Of the myriad glorious depictions in these concertos, we might single out the picturesque bird calls in the first movement of Spring, which are interrupted by a dramatic squall, or the slow movement’s exquisite sleepy mood, which is punctuated by the faithful dog “barking” in the viola part.
The burning dryness of Summer’s opening contrasts so vividly with the cuckoo’s outbreak, as do the gentle breezes with the intrusion of the north wind. The anticipation of a storm builds ingeniously in the slow movement and the tempest’s fury in the final movement is truly impressive.

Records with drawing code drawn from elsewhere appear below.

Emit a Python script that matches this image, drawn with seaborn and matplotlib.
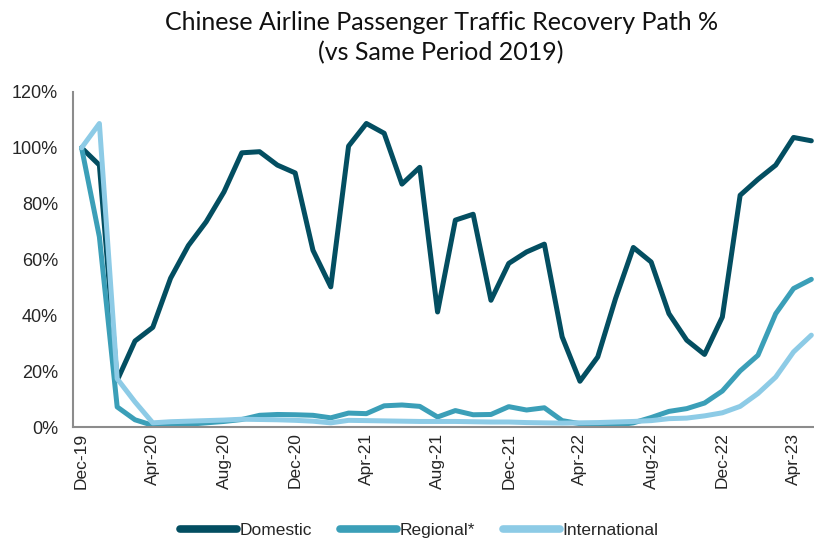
import matplotlib
matplotlib.use("Agg")
import matplotlib.pyplot as plt
import seaborn as sns
import pandas as pd
import numpy as np
from matplotlib.lines import Line2D

months = ["Dec-19", "Jan-20", "Feb-20", "Mar-20", "Apr-20", "May-20", "Jun-20", "Jul-20",
          "Aug-20", "Sep-20", "Oct-20", "Nov-20", "Dec-20", "Jan-21", "Feb-21", "Mar-21",
          "Apr-21", "May-21", "Jun-21", "Jul-21", "Aug-21", "Sep-21", "Oct-21", "Nov-21",
          "Dec-21", "Jan-22", "Feb-22", "Mar-22", "Apr-22", "May-22", "Jun-22", "Jul-22",
          "Aug-22", "Sep-22", "Oct-22", "Nov-22", "Dec-22", "Jan-23", "Feb-23", "Mar-23",
          "Apr-23", "May-23"]

domestic = [100, 93.8, 16.7, 30.8, 35.7, 53.3, 65, 73.5, 84.2, 98.2, 98.6, 93.8, 91,
            63.3, 50.2, 100.6, 108.7, 105.2, 87, 93, 41.2, 74.1, 76.2, 45.4, 58.6, 62.7,
            65.5, 32.3, 16.4, 25.1, 46, 64.3, 59.1, 40.6, 31.1, 26, 39.4, 83, 88.7, 93.8,
            103.7, 102.5]

regional = [100, 68.1, 7.2, 2.6, 0.6, 0.6, 1.0, 1.5, 2.0, 2.7, 4.2, 4.5, 4.4, 4.2, 3.3,
            5.0, 4.8, 7.6, 7.9, 7.4, 3.6, 5.9, 4.4, 4.5, 7.3, 6.1, 6.9, 2.3, 1.2, 0.6,
            0.6, 1.5, 3.4, 5.6, 6.6, 8.6, 12.9, 20.1, 25.7, 40.6, 49.6, 52.9]

international = [100, 108.7, 17.3, 9.0, 1.5, 1.9, 2.1, 2.3, 2.5, 2.8, 2.7, 2.6, 2.4, 2.1,
                 1.5, 2.4, 2.3, 2.2, 2.1, 2.0, 2.0, 2.0, 1.9, 1.8, 1.8, 1.6, 1.5, 1.4,
                 1.5, 1.6, 1.8, 2.0, 2.3, 3.0, 3.2, 4.0, 5.1, 7.4, 12.0, 17.9, 26.9, 32.9]

series_names = ["Domestic", "Regional*", "International"]
colors = ["#034e61", "#3b9fb8", "#8dcbe6"]
y_ticks = [0, 20, 40, 60, 80, 100, 120]

sns.set_style("white")
plt.rcParams["font.family"] = ["Liberation Sans Narrow", "Liberation Sans", "DejaVu Sans"]

idx = np.arange(len(months))
df = pd.concat([
    pd.DataFrame({"idx": idx, "value": vals, "series": name})
    for name, vals in zip(series_names, [domestic, regional, international])
])

fig = plt.figure(figsize=(8.14, 5.44), dpi=100)
ax = fig.add_axes([0.0893, 0.215, 0.9107, 0.616])

sns.lineplot(data=df, x="idx", y="value", hue="series", hue_order=series_names,
             palette=colors, linewidth=3.6, ax=ax, legend=False,
             solid_joinstyle="round", solid_capstyle="round")

ax.set_xlim(-0.5, 41.15)
ax.set_ylim(0, 120)
ax.set_yticks(y_ticks)
ax.set_yticklabels([f"{v}%" for v in y_ticks], fontsize=13)
ax.set_xticks(np.arange(-0.5, 41, 4))
ax.set_xticklabels([])
ax.set_xticks(np.arange(0, 42, 4), minor=True)
ax.set_xticklabels([months[i] for i in range(0, 42, 4)], minor=True, rotation=90, fontsize=12.5)
ax.tick_params(axis="x", which="minor", length=0, pad=4)
ax.tick_params(axis="x", which="major", length=5, width=1.5, color="#8c8c8c", direction="out")
ax.tick_params(axis="y", length=5, width=1.5, color="#8c8c8c", direction="out", pad=5.5)
ax.set_xlabel("")
ax.set_ylabel("")
for s in ["top", "right"]:
    ax.spines[s].set_visible(False)
for s in ["left", "bottom"]:
    ax.spines[s].set_color("#8c8c8c")
    ax.spines[s].set_linewidth(1.5)
ax.grid(False)

handles = [Line2D([0], [0], color=c, lw=5.5, solid_capstyle="round") for c in colors]
fig.legend(handles, series_names, loc="center", bbox_to_anchor=(0.515, 0.025), ncol=3,
           frameon=False, fontsize=12.5, handlelength=3.3, handletextpad=0.15,
           columnspacing=1.6)

fig.text(0.542, 0.958, "Chinese Airline Passenger Traffic Recovery Path %",
         ha="center", va="center", fontsize=18, family=["Lato", "DejaVu Sans"],
         fontweight="normal", color="#111111")
fig.text(0.542, 0.903, "(vs Same Period 2019)",
         ha="center", va="center", fontsize=18, family=["Lato", "DejaVu Sans"],
         fontweight="normal", color="#111111")

fig.savefig("out.png", dpi=100)
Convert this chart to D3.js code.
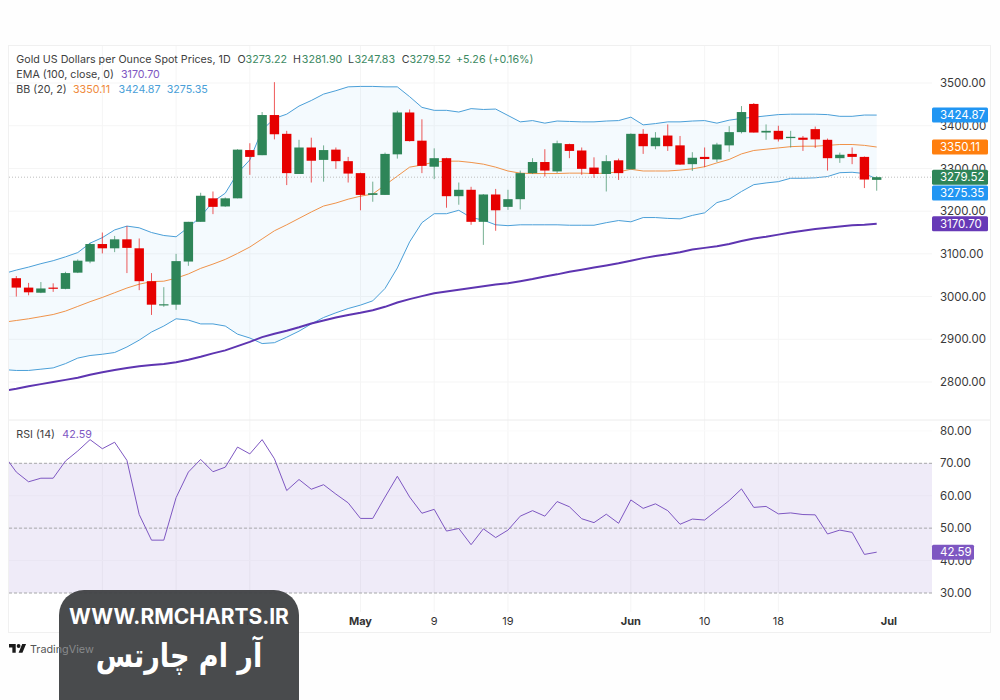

In Autumn’s opening movement Vivaldi cleverly intersperses the ritornello refrain of the dancing country-folk with the colorful episodes of the bacchanal, brilliantly enacted by the solo violin with solo cello, and the atmospheric slumbering represented by the solo violin accompanied only by the pulsing of the ensemble violins. The muted slow movement traditionally gives the keyboard player a chance to improvise, while the closing movement contrasts the ritornello refrains representing the riding hunters with an episode of horn calls, another of the wounded prey, and finally of the animal’s death.

Vivaldi’s depictions of shivering and of icy winds, of stamping feet and of chattering teeth are truly miraculous in Winter’s first movement. The slow movement’s peace by the fireside is shattered by the return of icy images in the finale. The Concerto and the entire cycle come to one of music’s most rousing conclusions as the howling winds wage war.